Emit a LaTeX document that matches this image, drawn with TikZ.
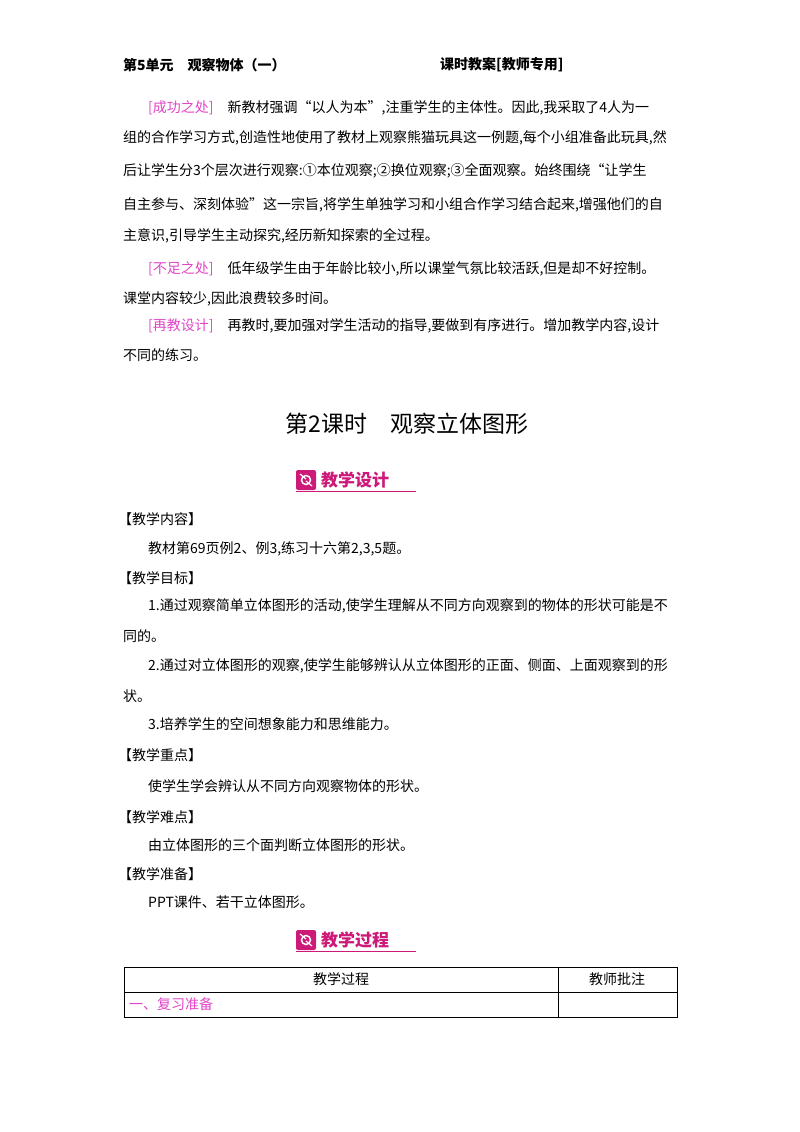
\documentclass[tikz,border=0pt]{standalone}
\usepackage{fontspec}
\setmainfont{Noto Sans CJK SC}
\definecolor{pk}{RGB}{225,70,200}
\definecolor{mg}{RGB}{205,25,120}
\begin{document}
\begin{tikzpicture}[x=1pt,y=-1pt,
  tx/.style={anchor=west,inner sep=0pt,font=\fontsize{14}{16}\selectfont},
  hd/.style={anchor=west,inner sep=0pt,font=\fontsize{14}{16}\selectfont\bfseries},
  lb/.style={text=pk}]
\useasboundingbox[fill=white] (0,0) rectangle (800,1132);
\node[hd] (h1) at (123,65) {第5单元\quad 观察物体（一）};
\node[hd] (h2) at (440,65) {课时教案[教师专用]};
\node[tx] (p1) at (148,108) {\textcolor{pk}{[成功之处]}\quad 新教材强调“以人为本”,注重学生的主体性。因此,我采取了4人为一};
\node[tx] (p2) at (123,138) {组的合作学习方式,创造性地使用了教材上观察熊猫玩具这一例题,每个小组准备此玩具,然};
\node[tx] (p3) at (123,171) {后让学生分3个层次进行观察:①本位观察;②换位观察;③全面观察。始终围绕“让学生};
\node[tx] (p4) at (123,205) {自主参与、深刻体验”这一宗旨,将学生单独学习和小组合作学习结合起来,增强他们的自};
\node[tx] (p5) at (123,236) {主意识,引导学生主动探究,经历新知探索的全过程。};
\node[tx] (p6) at (148,269) {\textcolor{pk}{[不足之处]}\quad 低年级学生由于年龄比较小,所以课堂气氛比较活跃,但是却不好控制。};
\node[tx] (p7) at (123,299) {课堂内容较少,因此浪费较多时间。};
\node[tx] (p8) at (148,326) {\textcolor{pk}{[再教设计]}\quad 再教时,要加强对学生活动的指导,要做到有序进行。增加教学内容,设计};
\node[tx] (p9) at (123,355) {不同的练习。};
\node[inner sep=0pt,font=\fontsize{23}{26}\selectfont] (title) at (407,424) {第2课时\quad 观察立体图形};
\foreach \y/\t/\n in {480/教学设计/b1,940/教学过程/b2}{
  \fill[mg,rounded corners=2pt] (296,\y-10) rectangle (316,\y+10);
  \draw[white,line width=1.5pt] (306,\y) circle (4.5);
  \fill[mg] (306,\y) circle (2);
  \draw[white,line width=1.2pt] (300,\y-6) -- (306,\y-1) (312,\y+6) -- (306,\y+1);
  \node[anchor=west,inner sep=0pt,text=mg,font=\fontsize{17}{19}\selectfont\bfseries] (\n) at (321,\y) {\t};
  \draw[mg,line width=0.8pt] (296,\y+11) -- (416,\y+11);
}
\node[tx] (s1) at (118,519) {【教学内容】};
\node[tx] (s1a) at (148,549) {教材第69页例2、例3,练习十六第2,3,5题。};
\node[tx] (s2) at (118,578) {【教学目标】};
\node[tx] (s2a) at (148,606) {1.通过观察简单立体图形的活动,使学生理解从不同方向观察到的物体的形状可能是不};
\node[tx] (s2b) at (123,636) {同的。};
\node[tx] (s2c) at (148,666) {2.通过对立体图形的观察,使学生能够辨认从立体图形的正面、侧面、上面观察到的形};
\node[tx] (s2d) at (123,696) {状。};
\node[tx] (s2e) at (148,724) {3.培养学生的空间想象能力和思维能力。};
\node[tx] (s3) at (118,755) {【教学重点】};
\node[tx] (s3a) at (148,786) {使学生学会辨认从不同方向观察物体的形状。};
\node[tx] (s4) at (118,817) {【教学难点】};
\node[tx] (s4a) at (148,845) {由立体图形的三个面判断立体图形的形状。};
\node[tx] (s5) at (118,874) {【教学准备】};
\node[tx] (s5a) at (148,902) {PPT课件、若干立体图形。};
\draw[line width=0.7pt] (124,967) rectangle (677,1017);
\draw[line width=0.6pt] (124,992) -- (677,992);
\draw[line width=0.6pt] (558,967) -- (558,1017);
\node[inner sep=0pt,font=\fontsize{14}{16}\selectfont] (c1) at (341,979) {教学过程};
\node[inner sep=0pt,font=\fontsize{14}{16}\selectfont] (c2) at (617,979) {教师批注};
\node[tx,text=pk] (c3) at (129,1004) {一、复习准备};
\end{tikzpicture}
\end{document}
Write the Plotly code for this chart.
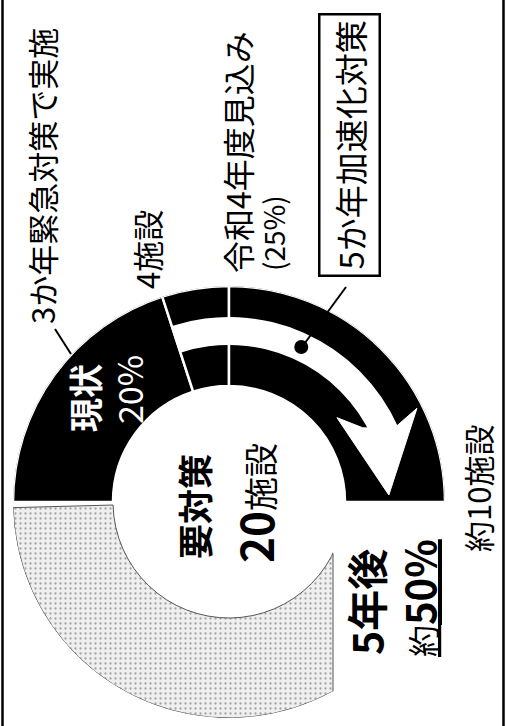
import numpy as np
import plotly.graph_objects as go

W, H = 508, 726

# Progress of the facilities that need countermeasures (share of all 20 facilities, %)
stage_labels = ["現状", "令和4年度見込み", "5か年加速化対策"]
stage_shares = [20, 5, 25]
remaining_share = 50
stage_facilities = ["4施設", "約10施設"]
total_facilities = 20
target_share = 50

# ring geometry (pixels)
CX, CY = 229, 502
R_OUT, R_IN = 216, 116
SHAFT_IN, SHAFT_OUT = 157, 185
PANEL_X = 333
FONT = "Noto Sans CJK JP"


def deg(p):
    return np.asarray(p, dtype=float) * 3.6


def fx(x):
    return x / W


def fy(y):
    return 1 - y / H


cum = np.cumsum([0] + stage_shares)
centers = deg((cum[:-1] + cum[1:]) / 2)
widths = deg(stage_shares)

fig = go.Figure()

# achieved / planned part of the ring
fig.add_trace(go.Barpolar(
    theta=centers, width=widths,
    r=[R_OUT - R_IN] * len(stage_shares), base=[R_IN] * len(stage_shares),
    marker=dict(color="black", line=dict(color="white", width=2.5)),
    hoverinfo="skip", showlegend=False,
))

# remaining part of the ring (stippled)
gap = 1.5
rem_start, rem_end = deg(cum[-1]), deg(cum[-1] + remaining_share) - gap
fig.add_trace(go.Barpolar(
    theta=[(rem_start + rem_end) / 2], width=[rem_end - rem_start],
    r=[R_OUT - R_IN], base=[R_IN],
    marker=dict(color="#ededed", line=dict(color="#555", width=1),
                pattern=dict(shape=".", fgcolor="#555", bgcolor="#efefef",
                             size=5, solidity=0.16)),
    hoverinfo="skip", showlegend=False,
))

# white arrow: shaft from the end of 現状 towards the five-year target
T = float(deg(target_share))
shaft_start, shaft_end = float(deg(cum[1])), T - 24
fig.add_trace(go.Barpolar(
    theta=[(shaft_start + shaft_end) / 2], width=[shaft_end - shaft_start],
    r=[SHAFT_OUT - SHAFT_IN], base=[SHAFT_IN],
    marker=dict(color="white", line=dict(width=0)),
    hoverinfo="skip", showlegend=False,
))
head_r = [SHAFT_IN - 4, 137, 160, 210, SHAFT_OUT - 5, SHAFT_IN - 4]
head_t = [T - 29, T - 38, T - 2.5, T - 26.5, T - 24, T - 29]
fig.add_trace(go.Scatterpolar(
    r=head_r, theta=head_t, mode="lines", fill="toself",
    fillcolor="white", line=dict(color="white", width=1),
    hoverinfo="skip", showlegend=False,
))

# callout dot on the arrow
fig.add_trace(go.Scatterpolar(
    r=[(SHAFT_IN + SHAFT_OUT) / 2], theta=[115], mode="markers",
    marker=dict(color="black", size=14),
    hoverinfo="skip", showlegend=False,
))

# where the caption panel cuts the stippled ring
dx = PANEL_X - CX
cut_top = CY + np.sqrt(R_IN ** 2 - dx ** 2)
cut_bot = CY + np.sqrt(R_OUT ** 2 - dx ** 2)

shapes = [
    # blank panel behind the five-year caption
    dict(type="rect", xref="paper", yref="paper", x0=fx(PANEL_X), x1=fx(W - 4),
         y0=fy(H), y1=fy(CY - 1), fillcolor="white", line=dict(width=0),
         layer="above"),
    dict(type="line", xref="paper", yref="paper", x0=fx(PANEL_X), x1=fx(PANEL_X),
         y0=fy(cut_top), y1=fy(cut_bot), line=dict(color="#555", width=1),
         layer="above"),
    # frame
    dict(type="line", xref="paper", yref="paper", x0=fx(2.5), x1=fx(2.5),
         y0=0, y1=1, line=dict(color="black", width=2.5)),
    dict(type="line", xref="paper", yref="paper", x0=fx(503.5), x1=fx(503.5),
         y0=0, y1=1, line=dict(color="black", width=2.5)),
    # leader lines
    dict(type="line", xref="paper", yref="paper", x0=fx(55), y0=fy(329),
         x1=fx(71), y1=fy(354), line=dict(color="black", width=2)),
    dict(type="line", xref="paper", yref="paper", x0=fx(302), y0=fy(347),
         x1=fx(346), y1=fy(287), line=dict(color="black", width=2)),
]


def label(text, x, y, size, color="black", **kw):
    return dict(text=text, x=fx(x), y=fy(y), xref="paper", yref="paper",
                showarrow=False, textangle=-90, xanchor="center",
                yanchor="middle", font=dict(family=FONT, size=size, color=color),
                **kw)


annotations = [
    label("3か年緊急対策で実施", 41, 176, 31),
    label(stage_facilities[0], 146, 250, 31),
    label(stage_labels[1], 237, 152, 32),
    label(f"({stage_shares[0] + stage_shares[1]}%)", 273, 233, 28),
    label(stage_labels[2], 350, 145, 33, bordercolor="black", borderwidth=2.5,
          borderpad=5, bgcolor="white"),
    label(f"<b>{stage_labels[0]}</b>", 84, 398, 34, color="white"),
    label(f"{stage_shares[0]}%", 128, 390, 34, color="white"),
    label("<b>要対策</b>", 193, 507, 35),
    label(f"<span style='font-size:44px'><b>{total_facilities}</b></span>施設",
          255, 503, 34),
    label("<b>5年後</b>", 365, 602, 41),
    label(f"<u>約<b><span style='font-size:40px'>{target_share}%</span></b></u>",
          419, 598, 32),
    label(stage_facilities[1], 477, 489, 31),
]

fig.update_layout(
    width=W, height=H, margin=dict(l=0, r=0, t=0, b=0),
    paper_bgcolor="white", plot_bgcolor="white",
    polar=dict(
        domain=dict(x=[fx(CX - R_OUT), fx(CX + R_OUT)],
                    y=[fy(CY + R_OUT), fy(CY - R_OUT)]),
        bgcolor="rgba(0,0,0,0)", hole=0,
        radialaxis=dict(range=[0, R_OUT], visible=False),
        angularaxis=dict(visible=False, rotation=180, direction="clockwise"),
    ),
    shapes=shapes, annotations=annotations,
)

fig.write_html("out.html")
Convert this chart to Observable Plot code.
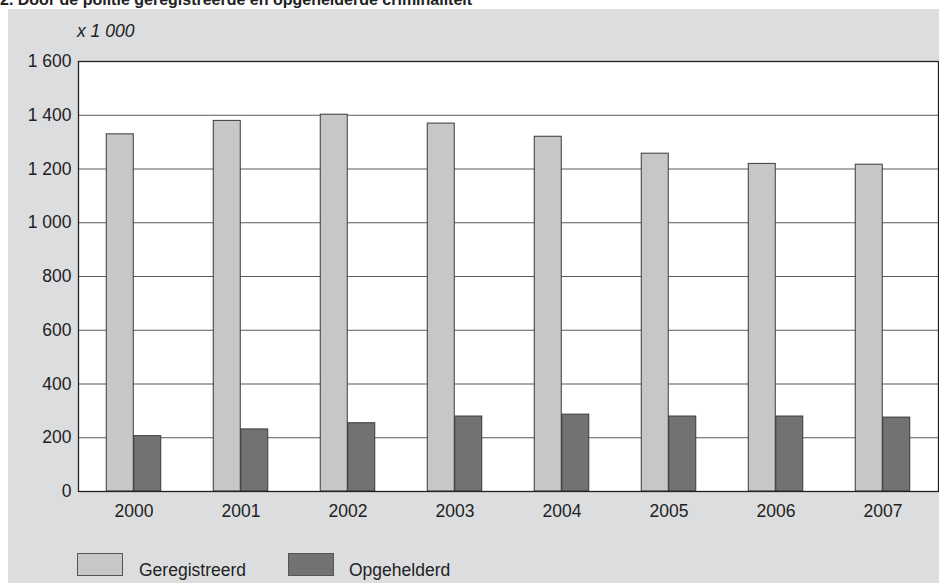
<!DOCTYPE html>
<html>
<head>
<meta charset="utf-8">
<script src="https://cdn.jsdelivr.net/npm/d3@7"></script>
<script src="https://cdn.jsdelivr.net/npm/@observablehq/plot@0.6"></script>
<style>
  html, body { margin: 0; padding: 0; background: #ffffff; overflow: hidden; }
  body { width: 939px; height: 583px; position: relative; font-family: "Liberation Sans", Arial, sans-serif; color: #222; }
  #title { position: absolute; left: 0; top: -8px; font-size: 16px; line-height: 16px; font-weight: bold; white-space: nowrap; color: #222; }
  #panel { position: absolute; left: 8px; top: 9px; width: 931px; height: 574px; background: #dcdddf; }
  #unit { position: absolute; left: 69px; top: 13px; font-size: 17.5px; line-height: 18px; font-style: italic; color: #222; }
  #chart { position: absolute; left: 0; top: 41px; }
  .sw { position: absolute; top: 544px; width: 46px; height: 23px; border: 1px solid #555; box-sizing: border-box; }
  .lt { position: absolute; top: 552px; font-size: 17.5px; line-height: 18px; color: #222; white-space: nowrap; }
</style>
</head>
<body>
<div id="title">2. Door de politie geregistreerde en opgehelderde criminaliteit</div>
<div id="panel">
  <div id="unit">x 1 000</div>
  <div id="chart"></div>
  <div class="sw" style="left:69px; background:#c6c7c9"></div>
  <div class="lt" style="left:131px">Geregistreerd</div>
  <div class="sw" style="left:280px; background:#717274"></div>
  <div class="lt" style="left:341px">Opgehelderd</div>
</div>
<script>
const years = ["2000", "2001", "2002", "2003", "2004", "2005", "2006", "2007"];
const geregistreerd = [1329, 1379, 1402, 1369, 1320, 1257, 1219, 1216];
const opgehelderd = [206, 231, 254, 279, 286, 279, 279, 275];
const yTicks = [0, 200, 400, 600, 800, 1000, 1200, 1400, 1600];

const gData = years.map((y, i) => ({year: y, value: geregistreerd[i]}));
const oData = years.map((y, i) => ({year: y, value: opgehelderd[i]}));
const fmt = d3.formatLocale({thousands: " ", grouping: [3], decimal: ","}).format(",d");

const chart = Plot.plot({
  width: 931,
  height: 476,
  marginLeft: 70,
  marginRight: 1,
  marginTop: 11,
  marginBottom: 35,
  style: {background: "transparent", fontFamily: "'Liberation Sans', Arial, sans-serif", fontSize: "17.5px", color: "#222"},
  x: {domain: years, padding: 0, label: null},
  y: {domain: [0, 1600], label: null},
  marks: [
    Plot.frame({fill: "white", stroke: "none"}),
    Plot.ruleY(yTicks.filter(v => v > 0 && v < 1600), {stroke: "#5a5a5a", strokeWidth: 1.2}),
    Plot.barY(gData, {x: "year", y: "value", fill: "#c6c7c9", stroke: "#3a3a3a", strokeWidth: 1, insetLeft: 26.25, insetRight: 53.75}),
    Plot.barY(oData, {x: "year", y: "value", fill: "#717274", stroke: "#3a3a3a", strokeWidth: 1, insetLeft: 53.75, insetRight: 26.25}),
    Plot.frame({stroke: "#222", strokeWidth: 1.3}),
    Plot.axisY({ticks: yTicks, tickSize: 0, tickPadding: 7, tickFormat: fmt, label: null, fontSize: 17.5}),
    Plot.axisX({tickSize: 0, tickPadding: 13, label: null, fontSize: 17.5})
  ]
});
document.getElementById("chart").appendChild(chart);
</script>
</body>
</html>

Short problem: Nothing but the lines from the one containing "Convert this chart to Observable Plot code." through the one containing "1200, 1400, 1600];" should appear in your copy, exactly as written and without pictures.

Result of this exercise:
Convert this chart to Observable Plot code.
<!DOCTYPE html>
<html>
<head>
<meta charset="utf-8">
<script src="https://cdn.jsdelivr.net/npm/d3@7"></script>
<script src="https://cdn.jsdelivr.net/npm/@observablehq/plot@0.6"></script>
<style>
  html, body { margin: 0; padding: 0; background: #ffffff; overflow: hidden; }
  body { width: 939px; height: 583px; position: relative; font-family: "Liberation Sans", Arial, sans-serif; color: #222; }
  #title { position: absolute; left: 0; top: -8px; font-size: 16px; line-height: 16px; font-weight: bold; white-space: nowrap; color: #222; }
  #panel { position: absolute; left: 8px; top: 9px; width: 931px; height: 574px; background: #dcdddf; }
  #unit { position: absolute; left: 69px; top: 13px; font-size: 17.5px; line-height: 18px; font-style: italic; color: #222; }
  #chart { position: absolute; left: 0; top: 41px; }
  .sw { position: absolute; top: 544px; width: 46px; height: 23px; border: 1px solid #555; box-sizing: border-box; }
  .lt { position: absolute; top: 552px; font-size: 17.5px; line-height: 18px; color: #222; white-space: nowrap; }
</style>
</head>
<body>
<div id="title">2. Door de politie geregistreerde en opgehelderde criminaliteit</div>
<div id="panel">
  <div id="unit">x 1 000</div>
  <div id="chart"></div>
  <div class="sw" style="left:69px; background:#c6c7c9"></div>
  <div class="lt" style="left:131px">Geregistreerd</div>
  <div class="sw" style="left:280px; background:#717274"></div>
  <div class="lt" style="left:341px">Opgehelderd</div>
</div>
<script>
const years = ["2000", "2001", "2002", "2003", "2004", "2005", "2006", "2007"];
const geregistreerd = [1329, 1379, 1402, 1369, 1320, 1257, 1219, 1216];
const opgehelderd = [206, 231, 254, 279, 286, 279, 279, 275];
const yTicks = [0, 200, 400, 600, 800, 1000, 1200, 1400, 1600];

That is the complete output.